Liza lies on her employment applications, and indicates that she is 26 as opposed to 40, and fudges her resume and education history to match. Employers will usually require that a prospective employee sign off and verify the information included in their job application. That employer will also independently confirm that the information included by the employee in their application is correct. This often includes calling previous employers to verify job title, and dates of employment, and to confirm credentials. As a special tip for employers based in Philadelphia, for now, it is safest to avoid asking questions regarding a prospective employee’s salary history as there is a pending lawsuit involving the Wage Equity Law.

While Liza’s lie was a “white” lie, intended to overcome the discrimination that she was experiencing during the interview process, lies as to education and job credentials could have serious consequences for an employer down the road. As recent news stories have shown, with the rise of the Internet, gone are the days where misstating a credential will go undetected or won’t dramatically back fire in a public way. This is especially true if an employer does not take steps to independently verify information provided to them by a job candidate. This due diligence should also apply to candidates that are put forward by a third party staffing agency – an employer should verify with the third party just what credential checks, if any, have been done, and plan to cover the gaps. For some professions, employers will even require background checks, and keep records of the check on file, once they have decided that they will extend a formal offer to a job candidate. That said, employers should be careful when making a background check part of their standard hiring practice. There has been a lot of movement on the state, local, and federal level regarding the appropriateness and permissibility of background checks, along with “ban the box” initiatives, and it is easy to trip up in this evolving area of the law.
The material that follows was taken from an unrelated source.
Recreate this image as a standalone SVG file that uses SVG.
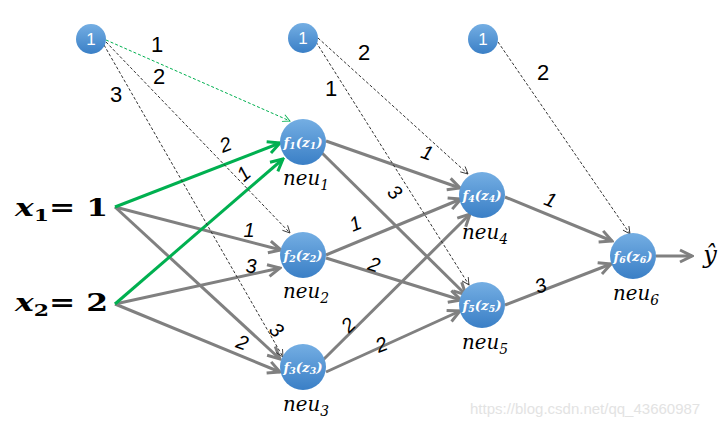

3. Bad on-boarding and employee orientation practices often lead to employee-employer conflict

On Liza’s first day at work she jumps right into the grind – she has no onscreen orientation, no training, and her immediate supervisor does not even know (or pretends she does not know) Liza’s name. Liza’s first task, to start a Twitter account, involves her secretly using the Internet to research how to begin. While motivated self-starters offer lots of value to a company, all new employees need at least a basic tutorial on how to use, and safeguard, employer information systems. They should receive training on employer policies related to workplace safety, employee conduct, employee oversight and chain of command as well as time and record keeping. In the digital age, this employee on-boarding should also include a basic training on the employer’s social media policy, especially if the employee, like Liza, will be using social media as part of her job.

When Liza researches how to start the Twitter account, it is clear she is not thinking about who owns the content she will prepare for the Twitter account, whether there are any acceptable use guidelines for using social media, or whether she may, or must use her employer’s computer systems or devices as opposed to her own personal device to post on social media for her employer. There was no discussion of whether she must include disclosure tags on sponsored posts, or the appropriate use of the intellectual property of others. Yikes. Often, employers will have a robust employee handbook that covers these topics, but the on-boarding process is the critical moment where the employer can communicate their expectations verbally, and an employee can ask any relevant questions.

While Liza’s employer is a fictitious publishing house depicted on television, all employers should stay on the right side of the law to avoid claims of unlawful employment discrimination. Accordingly, employers should have written policies, periodic trainings, and guidelines in place on how to interview a prospective job candidate. Employers should also train their interviewers appropriately before they are allowed to conduct interviews. Employers should trust but verify the information contained in a job application before extending an offer of employment to an otherwise promising job candidate, and should also appropriately train and on-board new hires before they start.